▸ ROWS:
-- Begin --
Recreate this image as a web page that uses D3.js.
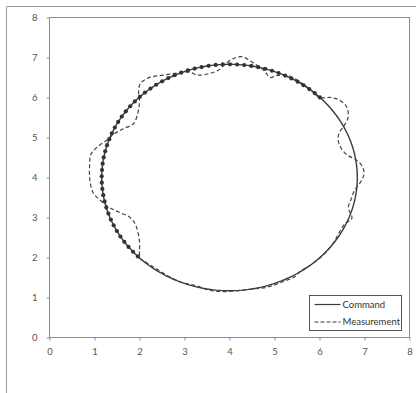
<!DOCTYPE html>
<html>
<head>
<meta charset="utf-8">
<script src="https://cdn.jsdelivr.net/npm/d3@7"></script>
<style>
    body { margin: 0; background: #fff; }
    svg { display: block; }
</style>
</head>
<body>
<div id="chart"></div>
<script>
// axis ticks
const xTicks = [0, 1, 2, 3, 4, 5, 6, 7, 8];
const yTicks = [0, 1, 2, 3, 4, 5, 6, 7, 8];

// command circle (center / radius) and angles where markers are drawn
const commandCenter = [4.0, 4.0];
const commandRadius = [2.84, 2.83];   // x, y
const markerAngles = d3.range(45, 226, 3.2);

const measX = [2.0, 2.3, 2.6, 2.95, 3.25, 3.5, 3.75, 4.1, 4.5, 4.85, 5.2, 5.45, 5.6, 5.85, 6.1, 6.3, 6.45, 6.57, 6.72,
    6.64, 6.7, 6.78, 6.92, 6.99, 6.94, 6.8, 6.62, 6.5, 6.42, 6.43, 6.55, 6.64, 6.6, 6.45, 6.25, 6.0,
    5.8, 5.55, 5.3, 5.05, 4.9, 4.78, 4.55, 4.27, 4.08, 3.9, 3.75, 3.55, 3.3, 3.12, 2.9, 2.6, 2.2,
    2.02, 1.98, 2.0, 1.97, 1.87, 1.64, 1.45, 1.27, 1.05, 0.92, 0.89, 0.9, 0.98, 1.13, 1.3, 1.55,
    1.78, 1.9, 1.96, 2.0, 2.0, 2.0];
const measY = [1.98, 1.77, 1.56, 1.37, 1.3, 1.2, 1.15, 1.16, 1.21, 1.26, 1.4, 1.52, 1.68, 1.85, 2.08, 2.35, 2.65, 2.85, 2.98,
    3.25, 3.45, 3.68, 3.9, 4.1, 4.3, 4.45, 4.56, 4.7, 4.9, 5.1, 5.3, 5.52, 5.77, 5.93, 6.0, 6.0,
    6.2, 6.4, 6.55, 6.55, 6.5, 6.66, 6.85, 7.02, 6.97, 6.83, 6.68, 6.6, 6.56, 6.63, 6.62, 6.57, 6.49,
    6.35, 6.15, 5.9, 5.65, 5.35, 5.22, 5.1, 4.93, 4.75, 4.58, 4.25, 3.9, 3.6, 3.43, 3.27, 3.13,
    3.01, 2.85, 2.65, 2.4, 2.15, 1.98];

const legendLabels = ["Command", "Measurement"];

const W = 416, H = 393;
const margin = {top: 17.5, left: 49.5, width: 360, height: 320};
const ink = "#3a3a3a";
const font = "Lato, 'Open Sans', 'DejaVu Sans', sans-serif";

const svg = d3.select("#chart").append("svg")
    .attr("width", W)
    .attr("height", H)
    .style("font-family", font);

// outer chart border (only top and left are in frame)
svg.append("path")
    .attr("d", `M6.5,${H} V6.5 H${W}`)
    .attr("fill", "none")
    .attr("stroke", "#9a9a9a")
    .attr("stroke-width", 1);

const x = d3.scaleLinear().domain([0, 8]).range([0, margin.width]);
const y = d3.scaleLinear().domain([0, 8]).range([margin.height, 0]);

const g = svg.append("g")
    .attr("transform", `translate(${margin.left},${margin.top})`);

// plot frame
g.append("rect")
    .attr("width", margin.width)
    .attr("height", margin.height)
    .attr("fill", "none")
    .attr("stroke", "#8c8c8c");

const xAxis = g.append("g")
    .attr("transform", `translate(0,${margin.height})`)
    .call(d3.axisBottom(x).tickValues(xTicks).tickSize(3).tickPadding(8).tickFormat(d3.format("d")));
const yAxis = g.append("g")
    .call(d3.axisLeft(y).tickValues(yTicks).tickSize(3).tickPadding(9).tickFormat(d3.format("d")));

[xAxis, yAxis].forEach(a => {
    a.select(".domain").remove();
    a.selectAll("line").attr("stroke", "#8c8c8c");
    a.selectAll("text").attr("fill", "#555").style("font-size", "9.5px")
        .style("font-family", font);
});

// command circle
const circlePts = d3.range(0, 361, 2).map(a => [
    commandCenter[0] + commandRadius[0] * Math.cos(a * Math.PI / 180),
    commandCenter[1] + commandRadius[1] * Math.sin(a * Math.PI / 180)
]);
const line = d3.line().x(d => x(d[0])).y(d => y(d[1]));

g.append("path")
    .datum(circlePts)
    .attr("d", line.curve(d3.curveLinear))
    .attr("fill", "none")
    .attr("stroke", ink)
    .attr("stroke-width", 1.4);

// measurement
const meas = measX.map((v, i) => [v, measY[i]]);
g.append("path")
    .datum(meas)
    .attr("d", d3.line().x(d => x(d[0])).y(d => y(d[1])).curve(d3.curveCatmullRom.alpha(0.5)))
    .attr("fill", "none")
    .attr("stroke", "#444")
    .attr("stroke-width", 1.2)
    .attr("stroke-dasharray", "4,2.5");

// command markers
g.selectAll("circle.marker")
    .data(markerAngles)
    .enter()
    .append("circle")
    .attr("class", "marker")
    .attr("cx", a => x(commandCenter[0] + commandRadius[0] * Math.cos(a * Math.PI / 180)))
    .attr("cy", a => y(commandCenter[1] + commandRadius[1] * Math.sin(a * Math.PI / 180)))
    .attr("r", 2.1)
    .attr("fill", "#333");

// legend
const lg = svg.append("g").attr("transform", "translate(309.5,295.5)");
lg.append("rect")
    .attr("width", 92)
    .attr("height", 35)
    .attr("fill", "#fff")
    .attr("stroke", "#555");
legendLabels.forEach((name, i) => {
    const ly = 9 + i * 17.5;
    lg.append("line")
        .attr("x1", 5).attr("x2", 31)
        .attr("y1", ly).attr("y2", ly)
        .attr("stroke", ink)
        .attr("stroke-width", 1.2)
        .attr("stroke-dasharray", i === 1 ? "4,2" : null);
    lg.append("text")
        .attr("x", 33)
        .attr("y", ly + 3.3)
        .attr("fill", "#333")
        .style("font-size", "9.5px")
        .text(name);
});
</script>
</body>
</html>
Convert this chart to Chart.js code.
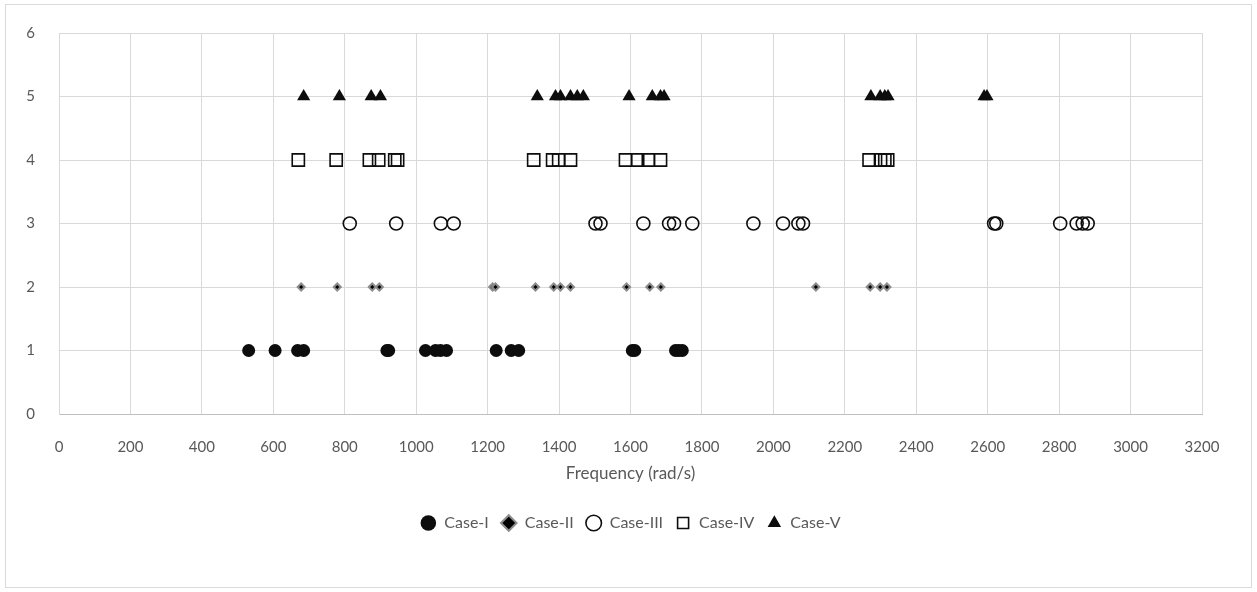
-- End --
▸ THE EXERCISE: The records above are to be restated exactly, without their pictures.

▸ COMPLETE ANSWER:
Recreate this image as a web page that uses D3.js.
<!DOCTYPE html>
<html>
<head>
<meta charset="utf-8">
<script src="https://cdn.jsdelivr.net/npm/d3@7"></script>
<style>
    body { margin: 0; background: #fff; }
    svg { display: block; }
</style>
</head>
<body>
<div id="chart"></div>
<script>
// axis ticks
const xTicks = [0, 1, 2, 3, 4, 5, 6, 7, 8];
const yTicks = [0, 1, 2, 3, 4, 5, 6, 7, 8];

// command circle (center / radius) and angles where markers are drawn
const commandCenter = [4.0, 4.0];
const commandRadius = [2.84, 2.83];   // x, y
const markerAngles = d3.range(45, 226, 3.2);

const measX = [2.0, 2.3, 2.6, 2.95, 3.25, 3.5, 3.75, 4.1, 4.5, 4.85, 5.2, 5.45, 5.6, 5.85, 6.1, 6.3, 6.45, 6.57, 6.72,
    6.64, 6.7, 6.78, 6.92, 6.99, 6.94, 6.8, 6.62, 6.5, 6.42, 6.43, 6.55, 6.64, 6.6, 6.45, 6.25, 6.0,
    5.8, 5.55, 5.3, 5.05, 4.9, 4.78, 4.55, 4.27, 4.08, 3.9, 3.75, 3.55, 3.3, 3.12, 2.9, 2.6, 2.2,
    2.02, 1.98, 2.0, 1.97, 1.87, 1.64, 1.45, 1.27, 1.05, 0.92, 0.89, 0.9, 0.98, 1.13, 1.3, 1.55,
    1.78, 1.9, 1.96, 2.0, 2.0, 2.0];
const measY = [1.98, 1.77, 1.56, 1.37, 1.3, 1.2, 1.15, 1.16, 1.21, 1.26, 1.4, 1.52, 1.68, 1.85, 2.08, 2.35, 2.65, 2.85, 2.98,
    3.25, 3.45, 3.68, 3.9, 4.1, 4.3, 4.45, 4.56, 4.7, 4.9, 5.1, 5.3, 5.52, 5.77, 5.93, 6.0, 6.0,
    6.2, 6.4, 6.55, 6.55, 6.5, 6.66, 6.85, 7.02, 6.97, 6.83, 6.68, 6.6, 6.56, 6.63, 6.62, 6.57, 6.49,
    6.35, 6.15, 5.9, 5.65, 5.35, 5.22, 5.1, 4.93, 4.75, 4.58, 4.25, 3.9, 3.6, 3.43, 3.27, 3.13,
    3.01, 2.85, 2.65, 2.4, 2.15, 1.98];

const legendLabels = ["Command", "Measurement"];

const W = 416, H = 393;
const margin = {top: 17.5, left: 49.5, width: 360, height: 320};
const ink = "#3a3a3a";
const font = "Lato, 'Open Sans', 'DejaVu Sans', sans-serif";

const svg = d3.select("#chart").append("svg")
    .attr("width", W)
    .attr("height", H)
    .style("font-family", font);

// outer chart border (only top and left are in frame)
svg.append("path")
    .attr("d", `M6.5,${H} V6.5 H${W}`)
    .attr("fill", "none")
    .attr("stroke", "#9a9a9a")
    .attr("stroke-width", 1);

const x = d3.scaleLinear().domain([0, 8]).range([0, margin.width]);
const y = d3.scaleLinear().domain([0, 8]).range([margin.height, 0]);

const g = svg.append("g")
    .attr("transform", `translate(${margin.left},${margin.top})`);

// plot frame
g.append("rect")
    .attr("width", margin.width)
    .attr("height", margin.height)
    .attr("fill", "none")
    .attr("stroke", "#8c8c8c");

const xAxis = g.append("g")
    .attr("transform", `translate(0,${margin.height})`)
    .call(d3.axisBottom(x).tickValues(xTicks).tickSize(3).tickPadding(8).tickFormat(d3.format("d")));
const yAxis = g.append("g")
    .call(d3.axisLeft(y).tickValues(yTicks).tickSize(3).tickPadding(9).tickFormat(d3.format("d")));

[xAxis, yAxis].forEach(a => {
    a.select(".domain").remove();
    a.selectAll("line").attr("stroke", "#8c8c8c");
    a.selectAll("text").attr("fill", "#555").style("font-size", "9.5px")
        .style("font-family", font);
});

// command circle
const circlePts = d3.range(0, 361, 2).map(a => [
    commandCenter[0] + commandRadius[0] * Math.cos(a * Math.PI / 180),
    commandCenter[1] + commandRadius[1] * Math.sin(a * Math.PI / 180)
]);
const line = d3.line().x(d => x(d[0])).y(d => y(d[1]));

g.append("path")
    .datum(circlePts)
    .attr("d", line.curve(d3.curveLinear))
    .attr("fill", "none")
    .attr("stroke", ink)
    .attr("stroke-width", 1.4);

// measurement
const meas = measX.map((v, i) => [v, measY[i]]);
g.append("path")
    .datum(meas)
    .attr("d", d3.line().x(d => x(d[0])).y(d => y(d[1])).curve(d3.curveCatmullRom.alpha(0.5)))
    .attr("fill", "none")
    .attr("stroke", "#444")
    .attr("stroke-width", 1.2)
    .attr("stroke-dasharray", "4,2.5");

// command markers
g.selectAll("circle.marker")
    .data(markerAngles)
    .enter()
    .append("circle")
    .attr("class", "marker")
    .attr("cx", a => x(commandCenter[0] + commandRadius[0] * Math.cos(a * Math.PI / 180)))
    .attr("cy", a => y(commandCenter[1] + commandRadius[1] * Math.sin(a * Math.PI / 180)))
    .attr("r", 2.1)
    .attr("fill", "#333");

// legend
const lg = svg.append("g").attr("transform", "translate(309.5,295.5)");
lg.append("rect")
    .attr("width", 92)
    .attr("height", 35)
    .attr("fill", "#fff")
    .attr("stroke", "#555");
legendLabels.forEach((name, i) => {
    const ly = 9 + i * 17.5;
    lg.append("line")
        .attr("x1", 5).attr("x2", 31)
        .attr("y1", ly).attr("y2", ly)
        .attr("stroke", ink)
        .attr("stroke-width", 1.2)
        .attr("stroke-dasharray", i === 1 ? "4,2" : null);
    lg.append("text")
        .attr("x", 33)
        .attr("y", ly + 3.3)
        .attr("fill", "#333")
        .style("font-size", "9.5px")
        .text(name);
});
</script>
</body>
</html>
Convert this chart to Chart.js code.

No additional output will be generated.